Last month, as oil moved up to $120 a barrel, we offered a wrap-up (with help from Jim Rogers, Bill Powers, and Matthew Simmons) of some of the factors fueling the nine-year uptrend in oil prices.

Now that volatility in the crude oil market is increasing, with large daily price moves quickly becoming the norm, many traders and market watchers are wondering if we've reached a top in oil prices.

Still, others wonder if prices can continue to surge higher on the growing realization that world oil production may in fact be peaking.

Which brings us to our latest update of the oil discussion. Is the current oil price a reflection of increased speculation, inflation, a weak dollar, or a function of supply and demand?

Paul van Eeden recently addressed these points in a recent BNN tv appearance and in an article entitled, "Sue OPEC".

According to Paul, the recent run up in oil prices over the thirty-some years is largely a function of increased money supply (by the Fed and other central banks) and the ensuing inflation that has taken place over that time frame.

He notes that supply and demand fundamentals have certainly played a key role in driving the price of crude oil, but that the vast majority of this longer-term increase in oil prices is simply a matter of the dollar price of crude oil catching up with the ongoing expansion of money supply (inflation).

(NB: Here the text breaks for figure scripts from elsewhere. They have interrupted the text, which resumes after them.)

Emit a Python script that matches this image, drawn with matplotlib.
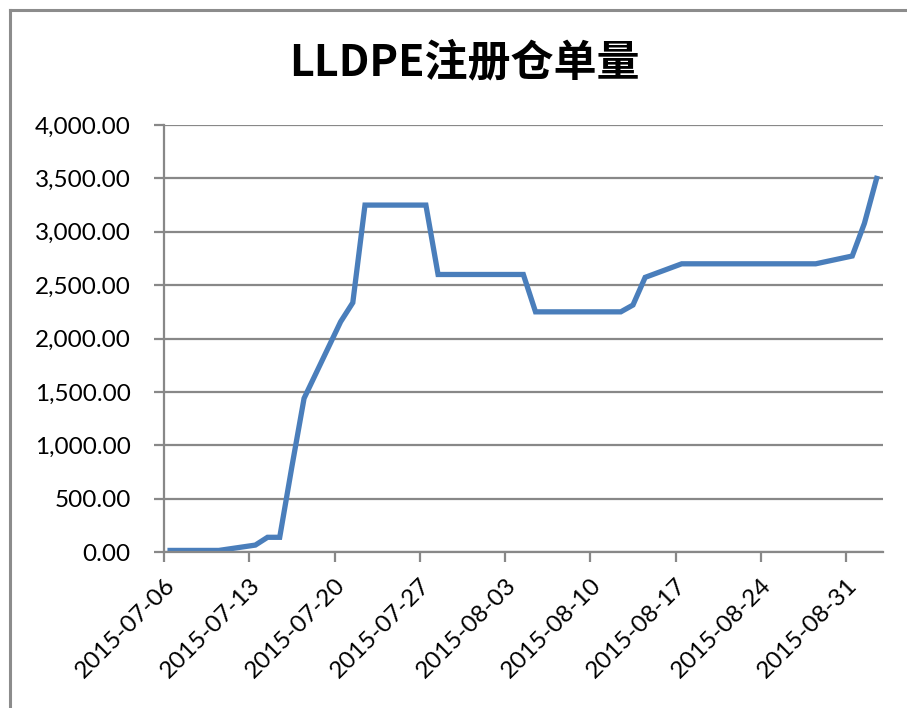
import pandas as pd
import matplotlib
matplotlib.use("Agg")
import matplotlib.pyplot as plt
import matplotlib.dates as mdates
from matplotlib.ticker import FuncFormatter
from matplotlib.lines import Line2D

plt.rcParams['font.family'] = ['Lato', 'Noto Sans CJK SC', 'DejaVu Sans']

# trading days and registered warrant volume
dates = pd.to_datetime([
    "2015-07-06", "2015-07-07", "2015-07-08", "2015-07-09", "2015-07-10",
    "2015-07-13", "2015-07-14", "2015-07-15", "2015-07-16", "2015-07-17",
    "2015-07-20", "2015-07-21", "2015-07-22", "2015-07-23", "2015-07-24",
    "2015-07-27", "2015-07-28", "2015-07-29", "2015-07-30", "2015-07-31",
    "2015-08-03", "2015-08-04", "2015-08-05", "2015-08-06", "2015-08-07",
    "2015-08-10", "2015-08-11", "2015-08-12", "2015-08-13", "2015-08-14",
    "2015-08-17", "2015-08-18", "2015-08-19", "2015-08-20", "2015-08-21",
    "2015-08-24", "2015-08-25", "2015-08-26", "2015-08-27", "2015-08-28",
    "2015-08-31", "2015-09-01", "2015-09-02",
])
values = [
    15, 15, 15, 15, 15,
    65, 138, 138, 800, 1440,
    2157, 2336, 3250, 3250, 3250,
    3250, 2600, 2600, 2600, 2600,
    2600, 2600, 2250, 2250, 2250,
    2250, 2250, 2250, 2314, 2573,
    2700, 2700, 2700, 2700, 2700,
    2700, 2700, 2700, 2700, 2700,
    2773, 3079, 3500,
]
tick_dates = pd.date_range("2015-07-06", "2015-08-31", freq="7D")

title = "LLDPE注册仓单量"
line_color = "#4A7EBB"
grid_color = "#888888"

fig = plt.figure(figsize=(9.07, 7.08), dpi=100)
ax = fig.add_axes([0.1808, 0.2203, 0.7924, 0.6031])

# Excel date axis puts each point in the middle of its day
x = dates + pd.Timedelta(hours=12)
ax.plot(x, values, color=line_color, linewidth=3.8, solid_joinstyle="miter")

ax.set_xlim(pd.Timestamp("2015-07-06"), pd.Timestamp("2015-09-03"))
ax.set_ylim(0, 4000)
ax.set_yticks(range(0, 4001, 500))
ax.yaxis.set_major_formatter(FuncFormatter(lambda v, p: f"{v:,.2f}"))
ax.set_xticks(tick_dates)
ax.xaxis.set_major_formatter(mdates.DateFormatter("%Y-%m-%d"))

ax.grid(axis="y", color=grid_color, linewidth=1.6)
ax.set_axisbelow(True)
for s in ["top", "right"]:
    ax.spines[s].set_visible(False)
for s in ["left", "bottom"]:
    ax.spines[s].set_color(grid_color)
    ax.spines[s].set_linewidth(1.6)

ax.tick_params(axis="both", direction="out", length=7, width=1.6,
               color=grid_color, labelsize=17.5, labelcolor="black")
ax.tick_params(axis="y", pad=17)
ax.tick_params(axis="x", pad=9)
plt.setp(ax.get_xticklabels(), rotation=45, ha="right", rotation_mode="anchor")

fig.text(0.512, 0.912, title, ha="center", va="center", fontsize=31,
         fontweight="bold", family=['Noto Sans CJK SC', 'DejaVu Sans'])

# chart frame (cut off at right and bottom)
fig.add_artist(Line2D([9.5 / 907, 9.5 / 907], [0, 1 - 9.5 / 708],
                      transform=fig.transFigure, color="#8c8c8c", linewidth=2.2))
fig.add_artist(Line2D([9.5 / 907, 1], [1 - 9.5 / 708, 1 - 9.5 / 708],
                      transform=fig.transFigure, color="#8c8c8c", linewidth=2.2))

fig.savefig("out.png", dpi=100)
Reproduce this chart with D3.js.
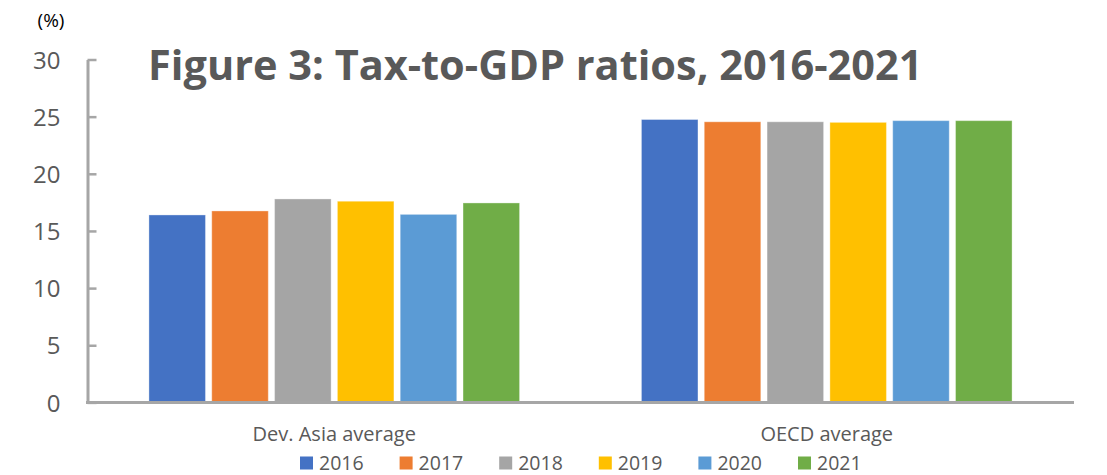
<!DOCTYPE html>
<html>
<head>
<meta charset="utf-8">
<script src="https://cdn.jsdelivr.net/npm/d3@7"></script>
<style>
  html, body { margin: 0; padding: 0; background: #fff; }
  svg { display: block; font-family: "Open Sans", "DejaVu Sans", sans-serif; }
</style>
</head>
<body>
<svg id="chart" width="1107" height="475"></svg>
<script>
// Tax revenue as a share of GDP, by region and year
const categories = ["Dev. Asia average", "OECD average"];
const years = ["2016", "2017", "2018", "2019", "2020", "2021"];
const devAsia = [16.4, 16.75, 17.8, 17.6, 16.45, 17.45];
const oecd = [24.75, 24.55, 24.55, 24.5, 24.65, 24.65];
const yTicks = [0, 5, 10, 15, 20, 25, 30];
const colors = ["#4472C4", "#ED7D31", "#A5A5A5", "#FFC000", "#5B9BD5", "#70AD47"];

const seriesByCategory = [devAsia, oecd];
const textColor = "#595959";
const axisColor = "#A6A6A6";

const svg = d3.select("#chart");

const x0 = d3.scaleBand().domain(categories).range([88, 1073]).padding(0);
const x1 = d3.scaleBand().domain(years).range([0, x0.bandwidth()])
  .paddingInner(0.1).paddingOuter(0.97);
const y = d3.scaleLinear().domain([0, 30]).range([402.4, 59.5]);
const color = d3.scaleOrdinal().domain(years).range(colors);

// Bars
const groups = svg.append("g").selectAll("g")
  .data(categories)
  .join("g")
  .attr("transform", d => `translate(${x0(d)},0)`);

groups.selectAll("rect")
  .data((c, i) => years.map((yr, j) => ({ year: yr, value: seriesByCategory[i][j] })))
  .join("rect")
  .attr("x", d => x1(d.year))
  .attr("width", x1.bandwidth())
  .attr("y", d => y(d.value))
  .attr("height", d => y(0) - y(d.value))
  .attr("fill", d => color(d.year))
  .attr("stroke", "rgba(255,255,255,0.35)")
  .attr("stroke-width", 1);

// Y axis: ticks point into the plot, labels to the left
const yAxis = svg.append("g")
  .attr("transform", "translate(87.5,0)")
  .call(d3.axisLeft(y).tickValues(yTicks).tickSizeInner(-9).tickSizeOuter(0).tickPadding(27));
yAxis.select(".domain").attr("stroke", axisColor).attr("stroke-width", 3);
yAxis.selectAll(".tick line").attr("stroke", axisColor).attr("stroke-width", 2.5);
yAxis.selectAll(".tick text")
  .attr("fill", textColor)
  .style("font-size", "24px")
  .style("font-family", "'Open Sans', sans-serif")
  .attr("dy", "0.36em");

// X axis
const xAxis = svg.append("g")
  .attr("transform", `translate(0,${y(0)})`)
  .call(d3.axisBottom(x0).tickSize(0).tickPadding(24));
xAxis.select(".domain")
  .attr("stroke", axisColor).attr("stroke-width", 3)
  .attr("d", "M86,0H1074");
xAxis.selectAll(".tick text")
  .attr("fill", textColor)
  .style("font-size", "20px")
  .style("font-family", "'Open Sans', sans-serif");

// Unit label
svg.append("text")
  .attr("x", 51).attr("y", 27)
  .attr("text-anchor", "middle")
  .attr("fill", "#000")
  .style("font-size", "19px")
  .text("(%)");

// Title
svg.append("text")
  .attr("x", 148).attr("y", 80)
  .attr("fill", textColor)
  .style("font-size", "41.5px")
  .style("font-weight", "bold")
  .text("Figure 3: Tax-to-GDP ratios, 2016-2021");

// Legend
const legend = svg.append("g").selectAll("g")
  .data(years)
  .join("g")
  .attr("transform", (d, i) => `translate(${300 + i * 99.6},0)`);
legend.append("rect")
  .attr("x", 0).attr("y", 456.5)
  .attr("width", 13).attr("height", 13)
  .attr("fill", d => color(d));
legend.append("text")
  .attr("x", 19).attr("y", 469.5)
  .attr("fill", textColor)
  .style("font-size", "19.5px")
  .text(d => d);
</script>
</body>
</html>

Watch as Paul tries to explain this point to the CNBC shills, who try to deflect van Eeden's explanation with smug retorts and 3-on-1 questioning tactics. Sorry kids, no dice. This was like watching a bunch of bush-leaguers trying to pitch to Mickey Mantle.

Now just about every article I read seems to offer the view that high oil prices are "contributing to global inflation". This is incorrect. High oil prices, as Paul explains, are largely a reflection of US and global monetary inflation. They are an effect of inflation, rather than the cause.

This is true not just for oil, but for many commodities where limited supplies are met by rising demand and a torrent of fiat paper money chasing scarce goods.

As Adam Hamilton explains in, "Money Inflation":

"Today something like 2/3rds of the world’s population is starting to strive to live and consume like we blessed few do in the first world. Yet the world’s commodities-producing infrastructure was never designed to cope with such immense and fast-growing demand. It will catch up eventually, but prices will have to rise and stay really high for a long time to entice enough new capacity online to supply increased consumption.

So even if we were on a gold standard with no fiat-paper inflation whatsoever, commodities prices would still have to rise tremendously. But to have such a fundamental secular bull coincide with massive monetary inflation is incredible. Relatively more dollars bidding on relatively fewer already-fundamentally-scarce commodities is going to seriously amplify these bulls."

Check out Hamilton's article for a great, easy-to-understand explanation of monetary inflation and the fundamentals driving the bull market in commodities. Between Hamilton's and van Eeden's articles, you'll get an informative look at some of the true reasons behind rising oil and commodity prices.

Remember: Inflation + tight supplies & rising demand = higher prices.